Posted by Diego "Flameeyes" Pettenò Sat, 06 May 2006 23:33:00 GMT

So, today I started looking at CUPS 1.2 to add the needed patches to KDE, as I was asked by genstef.

Unfortunately, it doesn’t work that well for me, actually it doesn’t work at all. Ignoring some problems with multilib-strict that might be better handled by following upstream on this, my USB printer doesn’t seem to work. I’ve submitted a bug to upstream and I’m now waiting for them to find the cause and a solution.

Right now, I won’t suggest to anybody to use that version of cups, considering this problem that might hit others, too. I’ll anyway hope to get the proper KDE patches merged as soon as I can print with my printer.

But a part the problems, I got a really good impression on CUPS 1.2, the configuration file is finally human readable (no more crufted Apache-like configuration file long entire pages), the Web interface is really improved, more friendly and better looking.

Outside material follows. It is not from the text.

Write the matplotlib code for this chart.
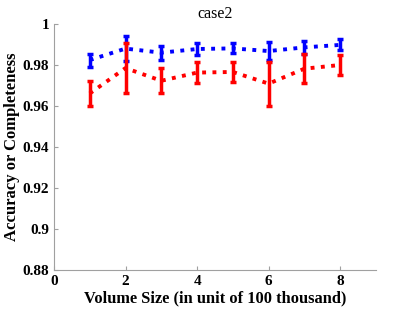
import numpy as np
import matplotlib
matplotlib.use('Agg')
import matplotlib.pyplot as plt

# volume sizes and measured values
sizes = [1, 2, 3, 4, 5, 6, 7, 8]
acc_blue = [0.9824, 0.9880, 0.9860, 0.9878, 0.9881, 0.9868, 0.9886, 0.9898]
err_blue = [0.0032, 0.0062, 0.0035, 0.0027, 0.0024, 0.0046, 0.0031, 0.0027]
acc_red = [0.9661, 0.9785, 0.9723, 0.9763, 0.9766, 0.9709, 0.9782, 0.9800]
err_red = [0.0060, 0.0120, 0.0061, 0.0053, 0.0047, 0.0107, 0.0072, 0.0049]

plt.rcParams['font.family'] = ['Liberation Serif', 'DejaVu Serif']

fig = plt.figure(figsize=(4.15, 3.12), dpi=100)
ax = fig.add_axes([0.130, 0.1346, 0.776, 0.7885])

ax.errorbar(sizes, acc_blue, yerr=err_blue, color='#0000ff', ls=':', lw=2.8,
            elinewidth=2.5, capsize=2.5, capthick=2.5)
ax.errorbar(sizes, acc_red, yerr=err_red, color='#ff0000', ls=':', lw=2.8,
            elinewidth=2.5, capsize=2.5, capthick=2.5)

ax.set_xlim(0, 9)
ax.set_ylim(0.88, 1)
ax.set_xticks([0, 2, 4, 6, 8])
ax.set_yticks([0.88, 0.9, 0.92, 0.94, 0.96, 0.98, 1])
ax.set_yticklabels(['0.88', '0.9', '0.92', '0.94', '0.96', '0.98', '1'])

for s in ['top', 'right']:
    ax.spines[s].set_visible(False)
for s in ['left', 'bottom']:
    ax.spines[s].set_color('#a0a0a0')
ax.tick_params(direction='in', length=3, colors='#a0a0a0', labelcolor='black',
               labelsize=11)
for lab in ax.get_xticklabels() + ax.get_yticklabels():
    lab.set_fontweight('bold')

ax.set_xlabel('Volume Size (in unit of 100 thousand)', fontsize=11.8, fontweight='bold',
              labelpad=2)
ax.set_ylabel('Accuracy or Completeness', fontsize=12, fontweight='bold', labelpad=1.5)
ax.set_title('case2', fontsize=11.5, pad=4)

fig.savefig('out.png', dpi=100)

One of the things I really loved of the new CUPS is the administration interface, with the list of identified USB printers and a button to add them directly. Not bad at all, although the drivers selection might be better, rightnow it moves you directly on the brand of printer you have, but it fails to recognise my Kyocera Mita as what it is and brings me to “Kyocera” page (where my model isn’t found obviously).

I hope this will really improve the support for printing in Linux. Already the usage of CUPS by Apple in Mac OSX gave us better support for printers as many vendors started to provide PPDs for CUPS to work (this is the case of Kyocera Mita, too), now if the interface becomes also more friendly for the basic user, it’s a big leap forward.

Myself, I love not having to change anything but enabling browsing to have my laptop to print on the amd64 station, both on Linux and OSX.